Typography in template systems requires parametric sizing — font sizes that scale with text length rather than being fixed. Ventuz and Notch both support dynamic text scaling natively. Disguise with Notch blocks integrates Notch’s real-time rendering directly into the Disguise timeline, allowing graphic templates to respond to both data inputs and show cues simultaneously — a powerful combination for productions with complex show flow.
Speaker Data Integration and Management
The operational backbone of a template system is data integration — the pipeline that gets accurate speaker information from the event management system into the media server in time for each session. This sounds straightforward; it rarely is. Speaker names change spelling. Titles are updated at the last minute. Photo assets are submitted in the wrong format at 11 PM the night before the show. Building a template system that is resilient to data quality issues — that degrades gracefully when a photo is missing, displays a placeholder when a company logo hasn’t been received, truncates elegantly when a title is too long — is production engineering as much as creative design.
Data management platforms like Cvent, Bizzabo, and Swoogo are common sources of truth for speaker information at corporate events. Building an API integration that pulls confirmed speaker data directly from the event management platform into the media server environment — rather than relying on manual data entry from a spreadsheet — eliminates a category of human error that causes lower third mistakes on live broadcast. Pixotope and Singular.live offer pre-built integrations with major event platforms specifically for this use case.
Branding Consistency Across Multiple Visual Zones
A multi-room conference or multi-stage festival presents a brand consistency challenge that template systems are uniquely positioned to solve. When the same master template drives visual output across a keynote stage, breakout rooms, digital signage, and streaming graphics simultaneously — all from a single data source — the brand identity reads coherently regardless of where an attendee engages with the content. This level of integration requires a media server architecture that supports multiple output zones with shared data pools, a capability that Disguise, Green Hippo Hippotizer, and Resolume Arena all provide in different forms.

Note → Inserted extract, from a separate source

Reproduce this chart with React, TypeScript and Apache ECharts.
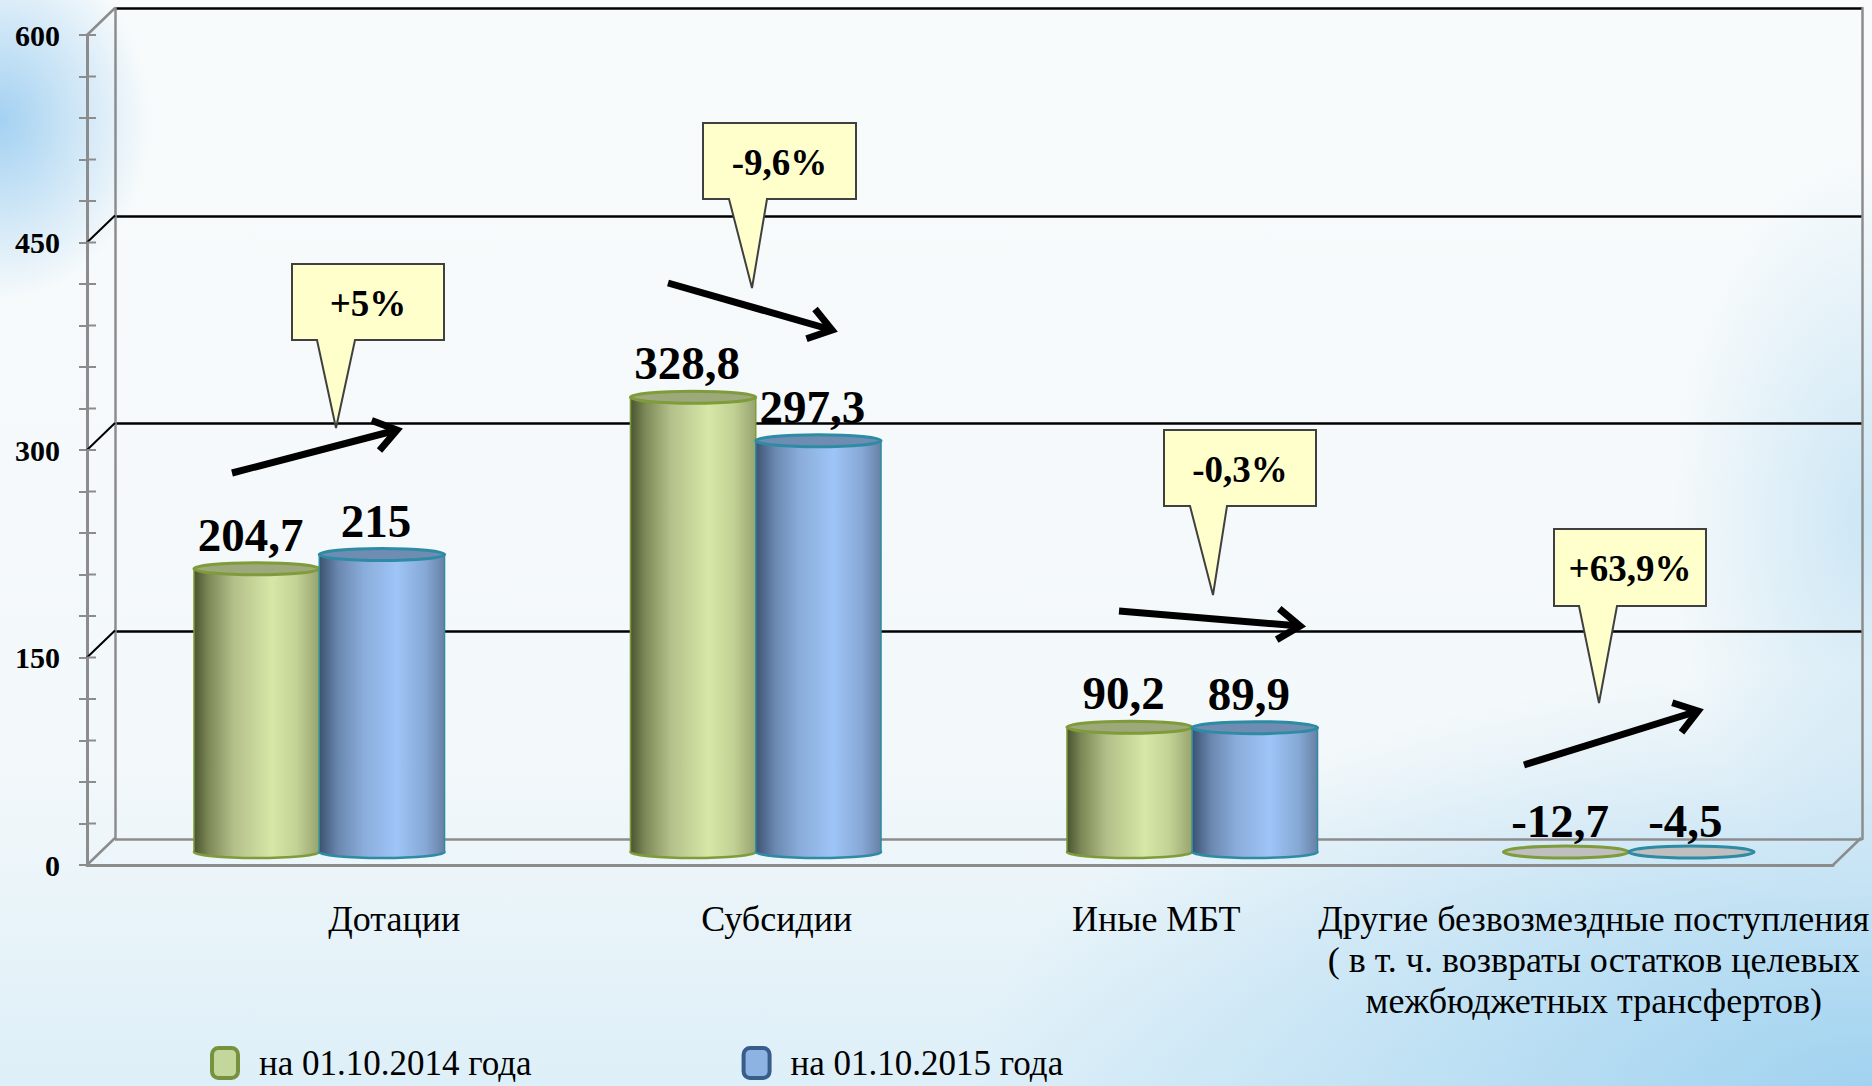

Productions managing brand-sensitive events — product launches for Fortune 500 companies, investor day presentations, annual general meetings — treat visual consistency across all output zones as a deliverable as important as the show itself. The template system is the infrastructure that makes this consistency possible at scale, without requiring a designer to manually update each output zone for each speaker change.
Testing Templates With Real Data Before Show Day
Template systems must be tested with real speaker data — not placeholder data. A template that looks perfect with ‘Jane Smith, Chief Executive Officer’ may break with ‘H.R.H. Crown Prince Alexander of North Macedonia, Honorary Patron.’ Testing with production-realistic data, including edge cases sourced from the actual speaker list, is the discipline that separates template systems that work from template systems that work in the demo. Reserve time in the production schedule specifically for data-driven template testing — ideally one day before the first rehearsal, with the full speaker dataset loaded.